Extract the lines up to and including the one that contains "170, 175, 180];", starting with the first line of the entries below, and omit the pictures.

—————

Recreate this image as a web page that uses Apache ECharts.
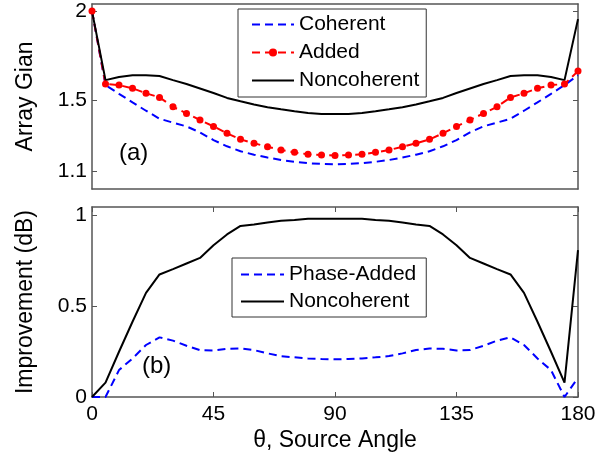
<!DOCTYPE html>
<html lang="en">
<head>
    <meta charset="UTF-8">
    <title>Array Gain / Improvement</title>
    <style>
        body {
            margin: 0;
            background: #fff;
        }
        #chart {
            width: 616px;
            height: 460px;
        }
    </style>
    <script src="https://cdn.jsdelivr.net/npm/echarts@6/dist/echarts.min.js"></script>
</head>
<body>
    <div id="chart"></div>
    <script>
        // source angle, degrees
        const angles = [0, 5, 10, 15, 20, 25, 30, 35, 40, 45, 50, 55, 60, 65, 70, 75, 80, 85, 90,
            95, 100, 105, 110, 115, 120, 125, 130, 135, 140, 145, 150, 155, 160, 165, 170, 175, 180];

        // (a) array gain
        const coherent = [2.0, 1.584, 1.535, 1.487, 1.44, 1.395, 1.373, 1.352, 1.318, 1.275, 1.24, 1.212, 1.193,
            1.177, 1.163, 1.153, 1.145, 1.141, 1.139, 1.141, 1.145, 1.153, 1.163, 1.177, 1.193, 1.212, 1.24,
            1.275, 1.318, 1.352, 1.373, 1.395, 1.44, 1.487, 1.535, 1.584, 1.64];
        const added = [2.0, 1.59, 1.584, 1.566, 1.538, 1.515, 1.462, 1.425, 1.388, 1.352, 1.313, 1.279, 1.257,
            1.238, 1.219, 1.206, 1.195, 1.191, 1.188, 1.191, 1.195, 1.206, 1.219, 1.238, 1.257, 1.279, 1.313,
            1.352, 1.388, 1.425, 1.462, 1.515, 1.538, 1.566, 1.584, 1.59, 1.663];
        const noncoherent = [2.0, 1.612, 1.63, 1.64, 1.64, 1.635, 1.612, 1.59, 1.565, 1.54, 1.512, 1.493, 1.475,
            1.46, 1.448, 1.437, 1.427, 1.422, 1.421, 1.422, 1.427, 1.437, 1.448, 1.46, 1.475, 1.493, 1.512,
            1.54, 1.565, 1.59, 1.612, 1.635, 1.64, 1.64, 1.63, 1.612, 1.955];

        // (b) improvement, dB
        const phaseAddedDb = [0, 0, 0.148, 0.212, 0.286, 0.328, 0.31, 0.282, 0.258, 0.256, 0.265, 0.267, 0.258,
            0.24, 0.225, 0.218, 0.212, 0.209, 0.207, 0.209, 0.212, 0.218, 0.225, 0.24, 0.258, 0.267, 0.265,
            0.256, 0.258, 0.282, 0.31, 0.328, 0.286, 0.212, 0.148, 0, 0.106];
        const noncoherentDb = [0, 0.079, 0.249, 0.414, 0.573, 0.674, 0.703, 0.734, 0.765, 0.835, 0.894, 0.941, 0.949,
            0.96, 0.969, 0.974, 0.98, 0.98, 0.98, 0.98, 0.98, 0.974, 0.969, 0.96, 0.949, 0.941, 0.894,
            0.835, 0.765, 0.734, 0.703, 0.674, 0.573, 0.414, 0.249, 0.079, 0.808];

        // tick labels
        const xTicks = [0, 45, 90, 135, 180];
        const gainTicks = [1.1, 1.5, 2];
        const dbTicks = [0, 0.5, 1];

        const FONT = '"Liberation Sans", Arial, sans-serif';
        const AXIS_COLOR = '#555';

        function pairs(ys) {
            return angles.map((a, i) => [a, ys[i]]);
        }

        // legend entry with only the line sample, no marker
        function lineOnly(name) {
            return { name: name, itemStyle: { opacity: 0 } };
        }

        function xAxisCfg(grid, pos, labels) {
            return {
                type: 'value',
                gridIndex: grid,
                position: pos,
                min: 0,
                max: 180,
                axisLine: { show: true, onZero: false, lineStyle: { color: AXIS_COLOR, width: 1.5 } },
                axisTick: { show: grid === 1, inside: true, length: 5, customValues: xTicks, lineStyle: { color: AXIS_COLOR } },
                axisLabel: {
                    show: labels, customValues: xTicks, margin: 7,
                    fontSize: 21, color: '#000', fontFamily: FONT
                },
                splitLine: { show: false },
                name: labels ? 'θ, Source Angle' : '',
                nameLocation: 'middle',
                nameGap: 32,
                nameTextStyle: { fontSize: 23, color: '#000', fontFamily: FONT }
            };
        }

        function yAxisCfg(grid, pos, min, max, ticks, name) {
            return {
                type: 'value',
                gridIndex: grid,
                position: pos,
                min: min,
                max: max,
                axisLine: { show: true, onZero: false, lineStyle: { color: AXIS_COLOR, width: 1.5 } },
                axisTick: { show: true, inside: true, length: 5, customValues: ticks, lineStyle: { color: AXIS_COLOR } },
                axisLabel: {
                    show: !!name, customValues: ticks, margin: 5,
                    fontSize: 21, color: '#000', fontFamily: FONT,
                    formatter: v => String(v)
                },
                splitLine: { show: false },
                name: name || '',
                nameLocation: 'middle',
                nameGap: 55,
                nameTextStyle: { fontSize: 23, color: '#000', fontFamily: FONT }
            };
        }

        const dashed = [8, 5];

        const chart = echarts.init(document.getElementById('chart'));
        chart.setOption({
            animation: false,
            backgroundColor: '#fff',
            grid: [
                { left: 92, top: 4, width: 486, height: 185 },
                { left: 92, top: 207, width: 486, height: 190 }
            ],
            xAxis: [
                xAxisCfg(0, 'bottom', false),
                xAxisCfg(0, 'top', false),
                xAxisCfg(1, 'bottom', true),
                xAxisCfg(1, 'top', false)
            ],
            yAxis: [
                yAxisCfg(0, 'left', 1, 2.04, gainTicks, 'Array Gian'),
                yAxisCfg(0, 'right', 1, 2.04, gainTicks, null),
                yAxisCfg(1, 'left', 0, 1.045, dbTicks, 'Improvement (dB)'),
                yAxisCfg(1, 'right', 0, 1.045, dbTicks, null)
            ],
            legend: [
                {
                    orient: 'vertical',
                    left: 238,
                    top: 9,
                    padding: [5, 7, 6, 13],
                    itemWidth: 42,
                    itemHeight: 10,
                    itemGap: 7,
                    backgroundColor: '#fff',
                    borderColor: '#333',
                    borderWidth: 1,
                    borderRadius: 0,
                    textStyle: { fontSize: 21, lineHeight: 21, color: '#000', fontFamily: FONT },
                    data: [lineOnly('Coherent'), 'Added', lineOnly('Noncoherent')]
                },
                {
                    orient: 'vertical',
                    left: 232,
                    top: 258,
                    padding: [6, 10, 5, 8],
                    itemWidth: 43,
                    itemHeight: 10,
                    itemGap: 6,
                    backgroundColor: '#fff',
                    borderColor: '#333',
                    borderWidth: 1,
                    borderRadius: 0,
                    textStyle: { fontSize: 21, lineHeight: 21, color: '#000', fontFamily: FONT },
                    data: [lineOnly('Phase-Added'), lineOnly('Noncoherent ')]
                }
            ],
            graphic: [
                {
                    type: 'text', left: 119, top: 141,
                    style: { text: '(a)', fontSize: 24, fill: '#000', fontFamily: FONT }
                },
                {
                    type: 'text', left: 142, top: 354,
                    style: { text: '(b)', fontSize: 24, fill: '#000', fontFamily: FONT }
                }
            ],
            series: [
                {
                    name: 'Coherent', type: 'line', xAxisIndex: 0, yAxisIndex: 0,
                    data: pairs(coherent), symbol: 'none',
                    lineStyle: { color: '#0000ff', width: 2, type: dashed },
                    itemStyle: { color: '#0000ff' }
                },
                {
                    name: 'Added', type: 'line', xAxisIndex: 0, yAxisIndex: 0,
                    data: pairs(added), symbol: 'circle', symbolSize: 7,
                    lineStyle: { color: '#ff0000', width: 2, type: dashed },
                    itemStyle: { color: '#ff0000' }
                },
                {
                    name: 'Noncoherent', type: 'line', xAxisIndex: 0, yAxisIndex: 0,
                    data: pairs(noncoherent), symbol: 'none',
                    lineStyle: { color: '#000', width: 2 },
                    itemStyle: { color: '#000' }
                },
                {
                    name: 'Phase-Added', type: 'line', xAxisIndex: 2, yAxisIndex: 2,
                    data: pairs(phaseAddedDb), symbol: 'none',
                    lineStyle: { color: '#0000ff', width: 2, type: dashed },
                    itemStyle: { color: '#0000ff' }
                },
                {
                    name: 'Noncoherent ', type: 'line', xAxisIndex: 2, yAxisIndex: 2,
                    data: pairs(noncoherentDb), symbol: 'none',
                    lineStyle: { color: '#000', width: 2 },
                    itemStyle: { color: '#000' }
                }
            ]
        });
    </script>
</body>
</html>
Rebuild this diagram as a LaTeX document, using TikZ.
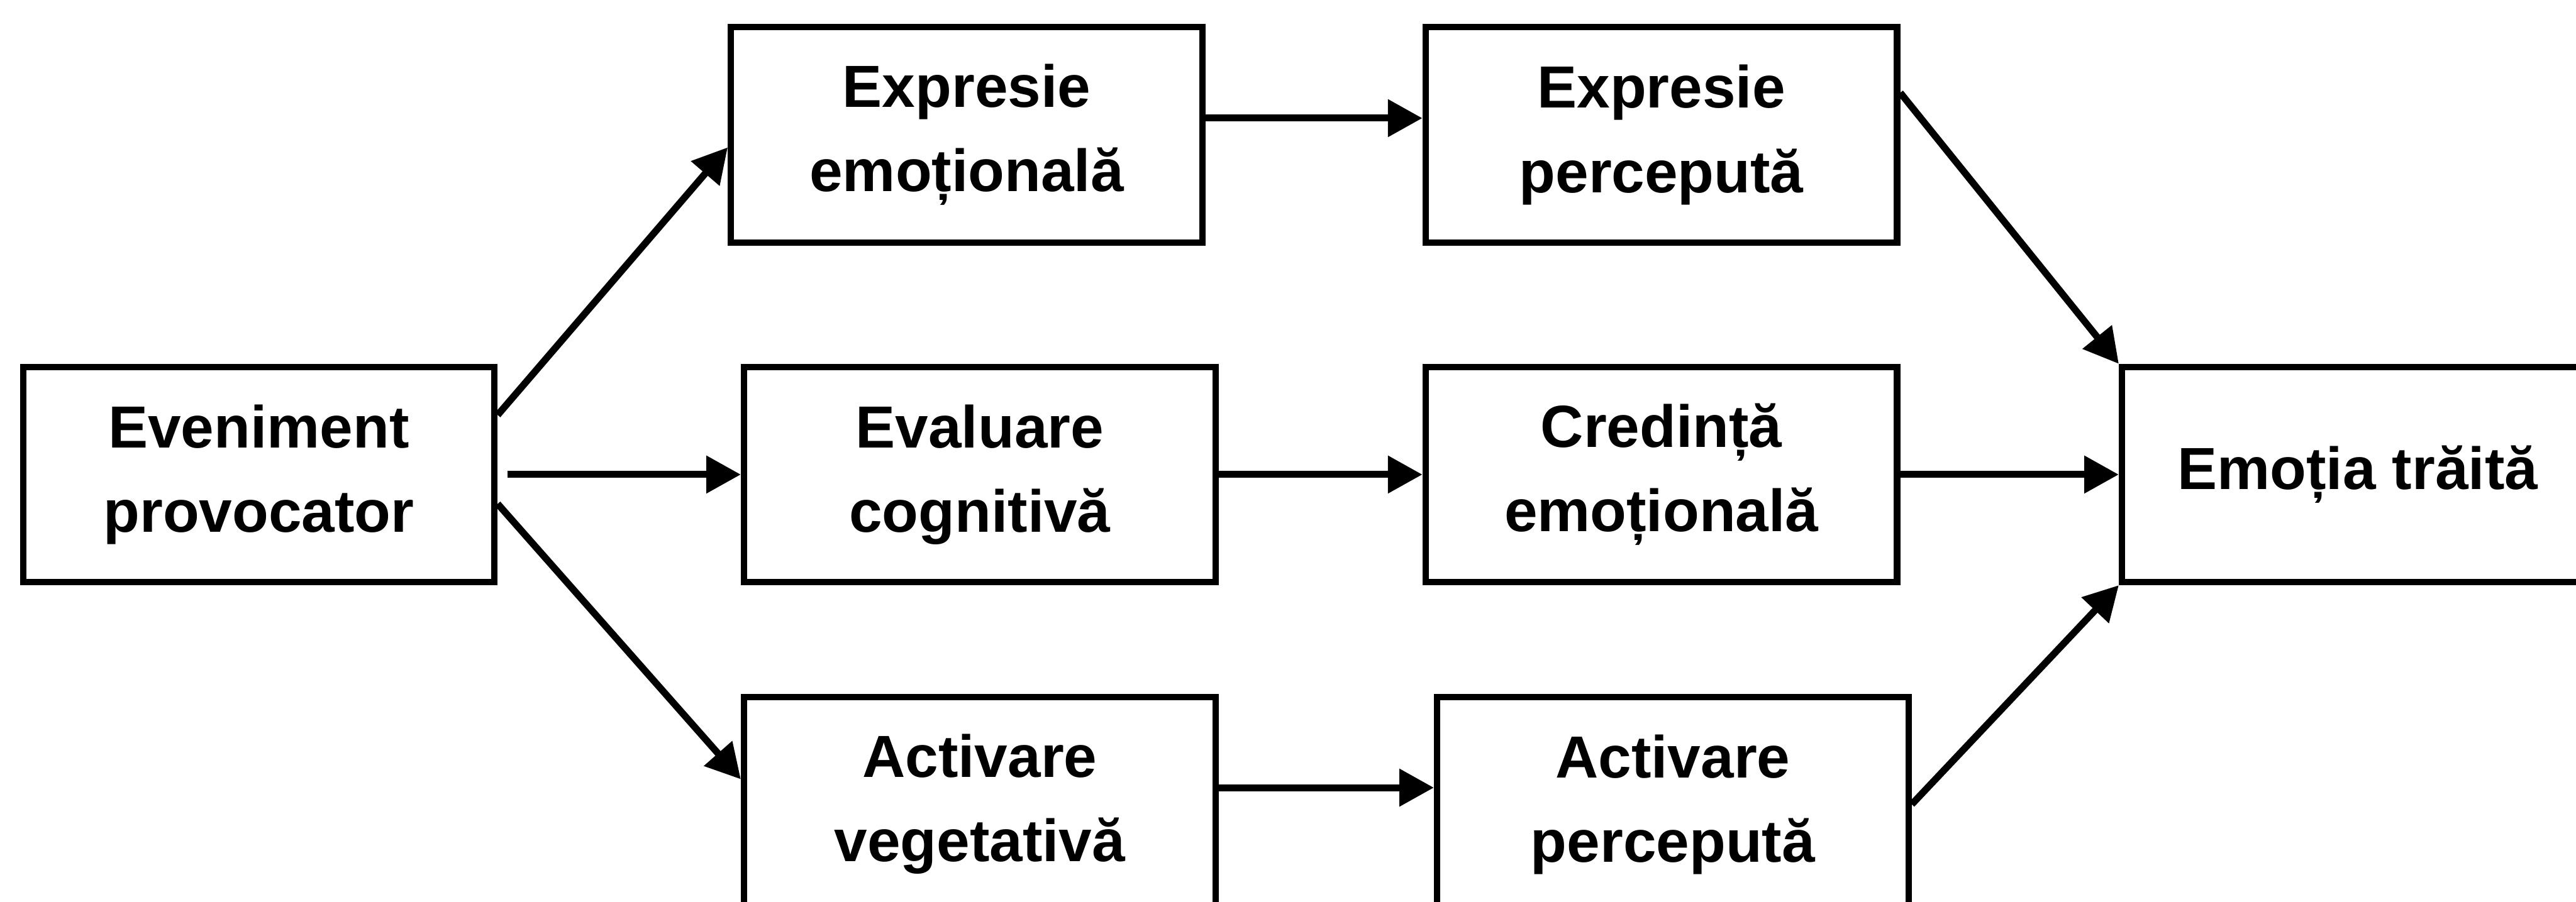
\documentclass[tikz,border=0pt]{standalone}
\usepackage{fontspec}
\setmainfont{Liberation Sans}
\usetikzlibrary{positioning, arrows.meta}

\tikzstyle{block} = [
    rectangle,
    minimum width=2.87cm,
    minimum height=1.31cm,
    inner sep=0pt,
    align=center,
    font=\fontsize{10.3}{14.6}\selectfont\bfseries,
    line width=1.1pt,
    draw=black
]
\tikzstyle{arrow} = [line width=1.2pt,-{Triangle[length=2.1mm,width=2.2mm]}]

\begin{document}
\begin{tikzpicture}[node distance=0.72cm and 1.3cm]

\useasboundingbox (0,0) rectangle (15.68,-5.49);

\node (event) [block] at (1.575,-2.89) {Eveniment\\provocator};

\node (appraisal) [block, right=1.48cm of event]
{Evaluare\\cognitivă};

\node (belief) [block, right=1.24cm of appraisal]
{Credință\\emoțională};

\node (felt) [block, right=1.33cm of belief]
{Emoția trăită};

\node (expression) [block, above=0.72cm of appraisal, xshift=-0.08cm]
{Expresie\\emoțională};

\node (percexpr) [block, above=0.72cm of belief]
{Expresie\\percepută};

\node (arousal) [block, below=0.66cm of appraisal]
{Activare\\vegetativă};

\node (percarousal) [block, below=0.66cm of belief, xshift=0.07cm]
{Activare\\percepută};

\draw [arrow] (event.14) -- (expression.183);
\draw [arrow, shorten <=0.06cm] (event) -- (appraisal);
\draw [arrow] (event.-7) -- (arousal.174);

\draw [arrow] (expression.4) -- (percexpr.176);
\draw [arrow] (appraisal) -- (belief);
\draw [arrow] (arousal.4) -- (percarousal.176);

\draw [arrow] (percexpr.10) -- (felt.north west);
\draw [arrow] (belief) -- (felt);
\draw [arrow] (percarousal.east) -- (felt.south west);

\end{tikzpicture}
\end{document}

—————

_Task solution_.
Recreate this image as a web page that uses Apache ECharts.
<!DOCTYPE html>
<html lang="en">
<head>
    <meta charset="UTF-8">
    <title>Array Gain / Improvement</title>
    <style>
        body {
            margin: 0;
            background: #fff;
        }
        #chart {
            width: 616px;
            height: 460px;
        }
    </style>
    <script src="https://cdn.jsdelivr.net/npm/echarts@6/dist/echarts.min.js"></script>
</head>
<body>
    <div id="chart"></div>
    <script>
        // source angle, degrees
        const angles = [0, 5, 10, 15, 20, 25, 30, 35, 40, 45, 50, 55, 60, 65, 70, 75, 80, 85, 90,
            95, 100, 105, 110, 115, 120, 125, 130, 135, 140, 145, 150, 155, 160, 165, 170, 175, 180];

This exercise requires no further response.